AbstractMicrofabrication of advanced architectures in flexible polymers has been a prevalent strategy to achieve high‐performance stretchable sensors. However, such microfabrication is usually challenging, requiring delicate synthesis with expensive instruments. This work utilizes the microphase separation in biphasic hydrogels (BHs) to conveniently achieve microstructured high‐performance sensors. Different microphase separated structures were observed in BH sensors depending on the oil/water ratios and temperature, resulting in many unexpected features. The BH sensors show excellent extensibility (1000%) and phenomenal mechanical durability (>1000 compressive cycles). The microphase separated non‐conductive phase (oil phase) and conductive phase (water phase) lead to structured conductive microchannels of water phase, providing the high resistive sensitivity (gauge factor > 50), superior than many reported flexible sensors.

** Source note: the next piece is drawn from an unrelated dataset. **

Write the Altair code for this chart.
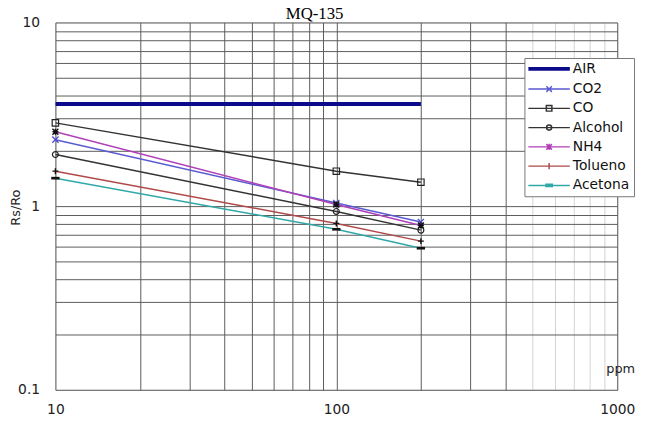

Interestingly, the sensory behaviors of BHs are drastically varied around body temperature due to the melting point of oil phases (eicosane, 36.8°C), making BH sensors highly suitable to monitor human bodily motions. The BH sensors are able to discern a series of subtle writings via resistive change attributed by the asymmetric deformation in soft microchannels from microphase separation. In this work, the BH sensors are successfully utilized to discern bodily motions, voice and writings around body temperature.